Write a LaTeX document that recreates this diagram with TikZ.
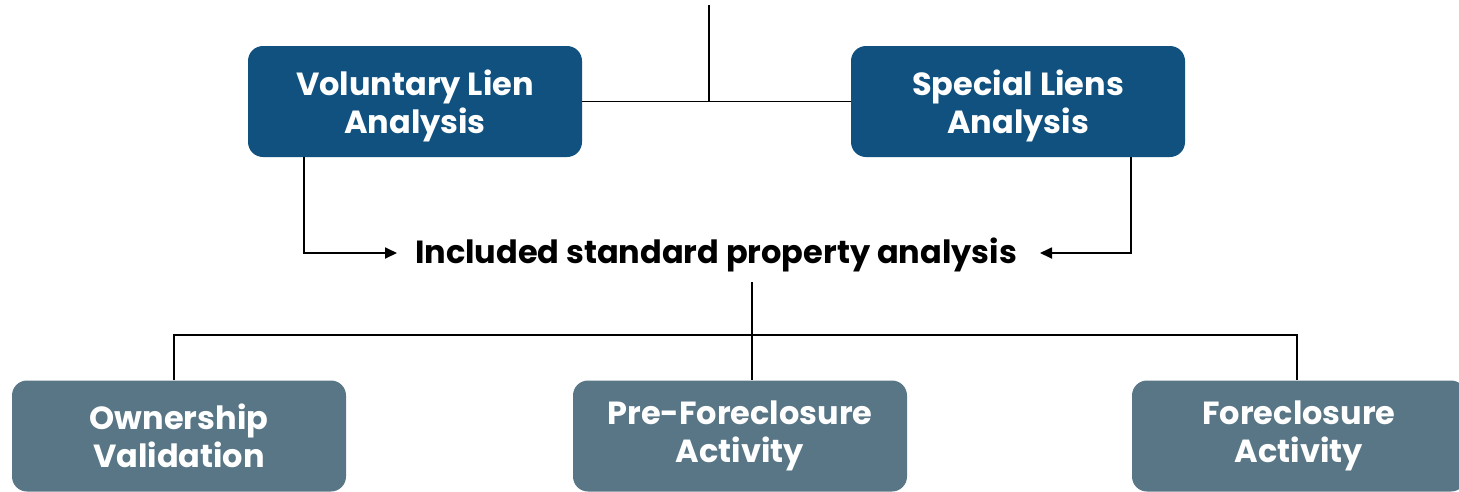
\documentclass[tikz,border=0pt]{standalone}
\usepackage{fontspec}
\setmainfont{Poppins}[BoldFont={* Bold}]
\usetikzlibrary{arrows.meta}
\definecolor{topblue}{HTML}{10517F}
\definecolor{slate}{HTML}{587685}
\begin{document}
\begin{tikzpicture}[x=1pt,y=-1pt,
  topbox/.style={fill=topblue,rounded corners=15pt,minimum width=334pt,minimum height=111pt,
    text=white,font=\fontsize{32}{38.5}\selectfont\bfseries,align=center,inner sep=0pt},
  botbox/.style={topbox,fill=slate},
  conn/.style={draw=black,line width=1.1pt},
  arr/.style={draw=black,line width=1.8pt,-{Triangle[length=12pt,width=11pt]}}]
\useasboundingbox (0,0) rectangle (1459,491);
\begin{scope}
\clip (0,0) rectangle (1459,491);
\node[topbox,text depth=0pt] (vol) at (415,101.5) {Voluntary Lien\\Analysis};
\node[topbox,text depth=0pt] (spec) at (1018,101.5) {Special Liens\\Analysis};
\node[font=\fontsize{32}{38}\selectfont\bfseries,inner sep=0pt] (inc) at (716,255) {Included standard property analysis};
\node[botbox] (own) at (179,436) {Ownership\\Validation};
\node[botbox] (pre) at (740,436) {Pre-Foreclosure\\Activity};
\node[botbox] (fore) at (1299,436) {Foreclosure\\Activity};
\coordinate (topin) at (709,5);
\coordinate (bus) at (752,335);
\coordinate (incbot) at (752,282);
\coordinate (larr) at (397,253);
\coordinate (rarr) at (1040,253);
\end{scope}
\draw[conn] (topin) -- (709,101.5);
\draw[conn] (vol.east) -- (spec.west);
\draw[arr] (304,157) |- (larr);
\draw[arr] (1131,157) |- (rarr);
\draw[conn] (incbot) -- (pre.north -| incbot);
\draw[conn] (own.north -| 174,0) |- (bus) -| (fore.north -| 1297,0);
\end{tikzpicture}
\end{document}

• • • • •

§ Given task
Write out the material above again, word for word, minus its pictures.

§ Solved exercise
Write a LaTeX document that recreates this diagram with TikZ.
\documentclass[tikz,border=0pt]{standalone}
\usepackage{fontspec}
\setmainfont{Poppins}[BoldFont={* Bold}]
\usetikzlibrary{arrows.meta}
\definecolor{topblue}{HTML}{10517F}
\definecolor{slate}{HTML}{587685}
\begin{document}
\begin{tikzpicture}[x=1pt,y=-1pt,
  topbox/.style={fill=topblue,rounded corners=15pt,minimum width=334pt,minimum height=111pt,
    text=white,font=\fontsize{32}{38.5}\selectfont\bfseries,align=center,inner sep=0pt},
  botbox/.style={topbox,fill=slate},
  conn/.style={draw=black,line width=1.1pt},
  arr/.style={draw=black,line width=1.8pt,-{Triangle[length=12pt,width=11pt]}}]
\useasboundingbox (0,0) rectangle (1459,491);
\begin{scope}
\clip (0,0) rectangle (1459,491);
\node[topbox,text depth=0pt] (vol) at (415,101.5) {Voluntary Lien\\Analysis};
\node[topbox,text depth=0pt] (spec) at (1018,101.5) {Special Liens\\Analysis};
\node[font=\fontsize{32}{38}\selectfont\bfseries,inner sep=0pt] (inc) at (716,255) {Included standard property analysis};
\node[botbox] (own) at (179,436) {Ownership\\Validation};
\node[botbox] (pre) at (740,436) {Pre-Foreclosure\\Activity};
\node[botbox] (fore) at (1299,436) {Foreclosure\\Activity};
\coordinate (topin) at (709,5);
\coordinate (bus) at (752,335);
\coordinate (incbot) at (752,282);
\coordinate (larr) at (397,253);
\coordinate (rarr) at (1040,253);
\end{scope}
\draw[conn] (topin) -- (709,101.5);
\draw[conn] (vol.east) -- (spec.west);
\draw[arr] (304,157) |- (larr);
\draw[arr] (1131,157) |- (rarr);
\draw[conn] (incbot) -- (pre.north -| incbot);
\draw[conn] (own.north -| 174,0) |- (bus) -| (fore.north -| 1297,0);
\end{tikzpicture}
\end{document}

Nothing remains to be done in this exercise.